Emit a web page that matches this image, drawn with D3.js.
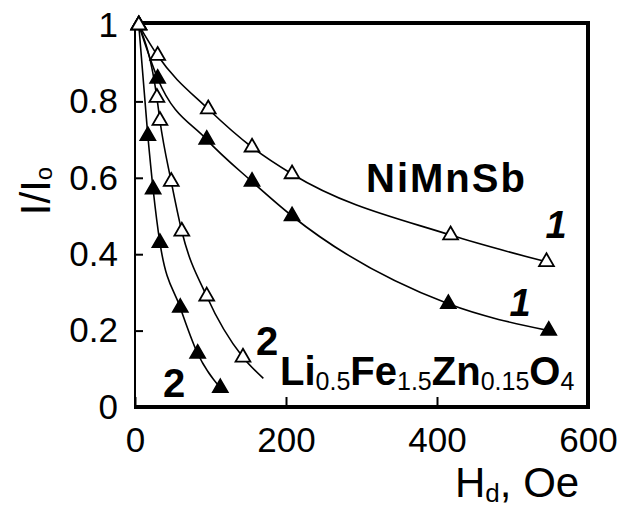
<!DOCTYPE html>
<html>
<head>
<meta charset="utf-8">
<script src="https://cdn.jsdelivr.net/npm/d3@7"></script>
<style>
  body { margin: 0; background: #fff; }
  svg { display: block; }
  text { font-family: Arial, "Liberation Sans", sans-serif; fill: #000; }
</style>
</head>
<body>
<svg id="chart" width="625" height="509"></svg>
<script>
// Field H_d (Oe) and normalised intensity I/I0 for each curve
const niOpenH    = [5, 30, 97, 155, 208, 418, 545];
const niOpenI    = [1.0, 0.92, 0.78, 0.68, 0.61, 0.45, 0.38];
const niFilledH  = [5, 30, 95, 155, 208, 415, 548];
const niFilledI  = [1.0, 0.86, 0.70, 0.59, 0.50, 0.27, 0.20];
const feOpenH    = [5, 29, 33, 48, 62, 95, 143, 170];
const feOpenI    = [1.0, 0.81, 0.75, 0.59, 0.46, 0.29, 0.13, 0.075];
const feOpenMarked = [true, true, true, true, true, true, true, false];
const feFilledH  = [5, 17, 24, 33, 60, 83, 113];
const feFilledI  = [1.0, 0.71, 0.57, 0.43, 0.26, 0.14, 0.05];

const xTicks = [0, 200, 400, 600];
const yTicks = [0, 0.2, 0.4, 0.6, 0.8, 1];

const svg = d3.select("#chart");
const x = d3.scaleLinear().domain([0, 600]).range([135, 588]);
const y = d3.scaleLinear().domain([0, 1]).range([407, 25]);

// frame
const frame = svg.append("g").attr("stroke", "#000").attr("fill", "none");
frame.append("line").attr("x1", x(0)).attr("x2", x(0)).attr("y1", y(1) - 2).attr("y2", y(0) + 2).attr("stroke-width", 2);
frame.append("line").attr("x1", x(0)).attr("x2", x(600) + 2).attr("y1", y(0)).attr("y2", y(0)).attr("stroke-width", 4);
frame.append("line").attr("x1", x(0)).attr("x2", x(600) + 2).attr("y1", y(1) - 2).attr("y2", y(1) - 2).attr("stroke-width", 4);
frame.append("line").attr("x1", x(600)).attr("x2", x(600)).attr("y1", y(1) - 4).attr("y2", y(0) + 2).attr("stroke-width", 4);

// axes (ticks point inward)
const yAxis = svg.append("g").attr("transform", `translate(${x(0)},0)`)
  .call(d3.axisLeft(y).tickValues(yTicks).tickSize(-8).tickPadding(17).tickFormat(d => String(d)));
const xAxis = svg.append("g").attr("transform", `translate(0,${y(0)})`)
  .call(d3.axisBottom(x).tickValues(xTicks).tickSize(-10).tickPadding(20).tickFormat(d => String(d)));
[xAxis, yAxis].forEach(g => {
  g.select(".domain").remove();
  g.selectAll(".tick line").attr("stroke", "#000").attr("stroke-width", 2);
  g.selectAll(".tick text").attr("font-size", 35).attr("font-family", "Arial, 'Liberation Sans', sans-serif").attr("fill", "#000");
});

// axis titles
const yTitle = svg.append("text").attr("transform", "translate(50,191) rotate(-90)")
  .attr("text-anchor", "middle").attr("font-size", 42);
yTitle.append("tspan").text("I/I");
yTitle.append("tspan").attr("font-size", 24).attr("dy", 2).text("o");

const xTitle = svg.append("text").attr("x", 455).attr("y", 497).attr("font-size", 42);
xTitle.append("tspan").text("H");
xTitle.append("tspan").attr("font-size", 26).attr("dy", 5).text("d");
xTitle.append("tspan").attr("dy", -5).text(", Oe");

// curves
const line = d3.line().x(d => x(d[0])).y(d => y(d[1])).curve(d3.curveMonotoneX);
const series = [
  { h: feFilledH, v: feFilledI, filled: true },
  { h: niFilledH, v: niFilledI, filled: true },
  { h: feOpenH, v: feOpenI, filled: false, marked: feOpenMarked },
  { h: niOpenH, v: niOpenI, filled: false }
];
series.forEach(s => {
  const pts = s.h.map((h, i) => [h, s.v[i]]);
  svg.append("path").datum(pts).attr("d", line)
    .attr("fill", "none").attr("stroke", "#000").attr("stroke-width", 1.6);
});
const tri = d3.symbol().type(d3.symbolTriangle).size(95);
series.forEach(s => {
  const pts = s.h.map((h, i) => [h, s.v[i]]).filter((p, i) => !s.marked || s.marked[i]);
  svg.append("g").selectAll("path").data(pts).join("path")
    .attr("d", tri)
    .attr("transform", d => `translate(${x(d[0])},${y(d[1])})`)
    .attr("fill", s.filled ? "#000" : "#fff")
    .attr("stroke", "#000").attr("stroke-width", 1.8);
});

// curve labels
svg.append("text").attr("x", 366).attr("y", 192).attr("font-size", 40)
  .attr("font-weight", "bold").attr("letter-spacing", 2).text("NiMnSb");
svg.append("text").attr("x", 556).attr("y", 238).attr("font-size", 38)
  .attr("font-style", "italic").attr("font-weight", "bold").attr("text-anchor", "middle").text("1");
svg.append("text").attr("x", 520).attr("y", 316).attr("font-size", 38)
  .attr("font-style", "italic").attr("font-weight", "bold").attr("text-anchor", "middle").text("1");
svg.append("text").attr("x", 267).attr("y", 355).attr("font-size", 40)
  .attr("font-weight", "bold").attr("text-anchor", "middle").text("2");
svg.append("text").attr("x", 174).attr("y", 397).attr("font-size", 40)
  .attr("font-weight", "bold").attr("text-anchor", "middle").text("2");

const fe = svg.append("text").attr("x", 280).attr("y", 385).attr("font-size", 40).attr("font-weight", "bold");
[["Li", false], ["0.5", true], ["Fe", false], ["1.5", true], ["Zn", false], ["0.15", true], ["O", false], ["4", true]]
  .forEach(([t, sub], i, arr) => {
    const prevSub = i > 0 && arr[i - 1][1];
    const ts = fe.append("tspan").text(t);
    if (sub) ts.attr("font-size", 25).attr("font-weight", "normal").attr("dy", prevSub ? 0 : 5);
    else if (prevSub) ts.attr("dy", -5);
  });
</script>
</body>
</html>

+ + + +

### What the task asks
Give an exact copy of the material, leaving out every picture.

### Full answer
Emit a web page that matches this image, drawn with D3.js.
<!DOCTYPE html>
<html>
<head>
<meta charset="utf-8">
<script src="https://cdn.jsdelivr.net/npm/d3@7"></script>
<style>
  body { margin: 0; background: #fff; }
  svg { display: block; }
  text { font-family: Arial, "Liberation Sans", sans-serif; fill: #000; }
</style>
</head>
<body>
<svg id="chart" width="625" height="509"></svg>
<script>
// Field H_d (Oe) and normalised intensity I/I0 for each curve
const niOpenH    = [5, 30, 97, 155, 208, 418, 545];
const niOpenI    = [1.0, 0.92, 0.78, 0.68, 0.61, 0.45, 0.38];
const niFilledH  = [5, 30, 95, 155, 208, 415, 548];
const niFilledI  = [1.0, 0.86, 0.70, 0.59, 0.50, 0.27, 0.20];
const feOpenH    = [5, 29, 33, 48, 62, 95, 143, 170];
const feOpenI    = [1.0, 0.81, 0.75, 0.59, 0.46, 0.29, 0.13, 0.075];
const feOpenMarked = [true, true, true, true, true, true, true, false];
const feFilledH  = [5, 17, 24, 33, 60, 83, 113];
const feFilledI  = [1.0, 0.71, 0.57, 0.43, 0.26, 0.14, 0.05];

const xTicks = [0, 200, 400, 600];
const yTicks = [0, 0.2, 0.4, 0.6, 0.8, 1];

const svg = d3.select("#chart");
const x = d3.scaleLinear().domain([0, 600]).range([135, 588]);
const y = d3.scaleLinear().domain([0, 1]).range([407, 25]);

// frame
const frame = svg.append("g").attr("stroke", "#000").attr("fill", "none");
frame.append("line").attr("x1", x(0)).attr("x2", x(0)).attr("y1", y(1) - 2).attr("y2", y(0) + 2).attr("stroke-width", 2);
frame.append("line").attr("x1", x(0)).attr("x2", x(600) + 2).attr("y1", y(0)).attr("y2", y(0)).attr("stroke-width", 4);
frame.append("line").attr("x1", x(0)).attr("x2", x(600) + 2).attr("y1", y(1) - 2).attr("y2", y(1) - 2).attr("stroke-width", 4);
frame.append("line").attr("x1", x(600)).attr("x2", x(600)).attr("y1", y(1) - 4).attr("y2", y(0) + 2).attr("stroke-width", 4);

// axes (ticks point inward)
const yAxis = svg.append("g").attr("transform", `translate(${x(0)},0)`)
  .call(d3.axisLeft(y).tickValues(yTicks).tickSize(-8).tickPadding(17).tickFormat(d => String(d)));
const xAxis = svg.append("g").attr("transform", `translate(0,${y(0)})`)
  .call(d3.axisBottom(x).tickValues(xTicks).tickSize(-10).tickPadding(20).tickFormat(d => String(d)));
[xAxis, yAxis].forEach(g => {
  g.select(".domain").remove();
  g.selectAll(".tick line").attr("stroke", "#000").attr("stroke-width", 2);
  g.selectAll(".tick text").attr("font-size", 35).attr("font-family", "Arial, 'Liberation Sans', sans-serif").attr("fill", "#000");
});

// axis titles
const yTitle = svg.append("text").attr("transform", "translate(50,191) rotate(-90)")
  .attr("text-anchor", "middle").attr("font-size", 42);
yTitle.append("tspan").text("I/I");
yTitle.append("tspan").attr("font-size", 24).attr("dy", 2).text("o");

const xTitle = svg.append("text").attr("x", 455).attr("y", 497).attr("font-size", 42);
xTitle.append("tspan").text("H");
xTitle.append("tspan").attr("font-size", 26).attr("dy", 5).text("d");
xTitle.append("tspan").attr("dy", -5).text(", Oe");

// curves
const line = d3.line().x(d => x(d[0])).y(d => y(d[1])).curve(d3.curveMonotoneX);
const series = [
  { h: feFilledH, v: feFilledI, filled: true },
  { h: niFilledH, v: niFilledI, filled: true },
  { h: feOpenH, v: feOpenI, filled: false, marked: feOpenMarked },
  { h: niOpenH, v: niOpenI, filled: false }
];
series.forEach(s => {
  const pts = s.h.map((h, i) => [h, s.v[i]]);
  svg.append("path").datum(pts).attr("d", line)
    .attr("fill", "none").attr("stroke", "#000").attr("stroke-width", 1.6);
});
const tri = d3.symbol().type(d3.symbolTriangle).size(95);
series.forEach(s => {
  const pts = s.h.map((h, i) => [h, s.v[i]]).filter((p, i) => !s.marked || s.marked[i]);
  svg.append("g").selectAll("path").data(pts).join("path")
    .attr("d", tri)
    .attr("transform", d => `translate(${x(d[0])},${y(d[1])})`)
    .attr("fill", s.filled ? "#000" : "#fff")
    .attr("stroke", "#000").attr("stroke-width", 1.8);
});

// curve labels
svg.append("text").attr("x", 366).attr("y", 192).attr("font-size", 40)
  .attr("font-weight", "bold").attr("letter-spacing", 2).text("NiMnSb");
svg.append("text").attr("x", 556).attr("y", 238).attr("font-size", 38)
  .attr("font-style", "italic").attr("font-weight", "bold").attr("text-anchor", "middle").text("1");
svg.append("text").attr("x", 520).attr("y", 316).attr("font-size", 38)
  .attr("font-style", "italic").attr("font-weight", "bold").attr("text-anchor", "middle").text("1");
svg.append("text").attr("x", 267).attr("y", 355).attr("font-size", 40)
  .attr("font-weight", "bold").attr("text-anchor", "middle").text("2");
svg.append("text").attr("x", 174).attr("y", 397).attr("font-size", 40)
  .attr("font-weight", "bold").attr("text-anchor", "middle").text("2");

const fe = svg.append("text").attr("x", 280).attr("y", 385).attr("font-size", 40).attr("font-weight", "bold");
[["Li", false], ["0.5", true], ["Fe", false], ["1.5", true], ["Zn", false], ["0.15", true], ["O", false], ["4", true]]
  .forEach(([t, sub], i, arr) => {
    const prevSub = i > 0 && arr[i - 1][1];
    const ts = fe.append("tspan").text(t);
    if (sub) ts.attr("font-size", 25).attr("font-weight", "normal").attr("dy", prevSub ? 0 : 5);
    else if (prevSub) ts.attr("dy", -5);
  });
</script>
</body>
</html>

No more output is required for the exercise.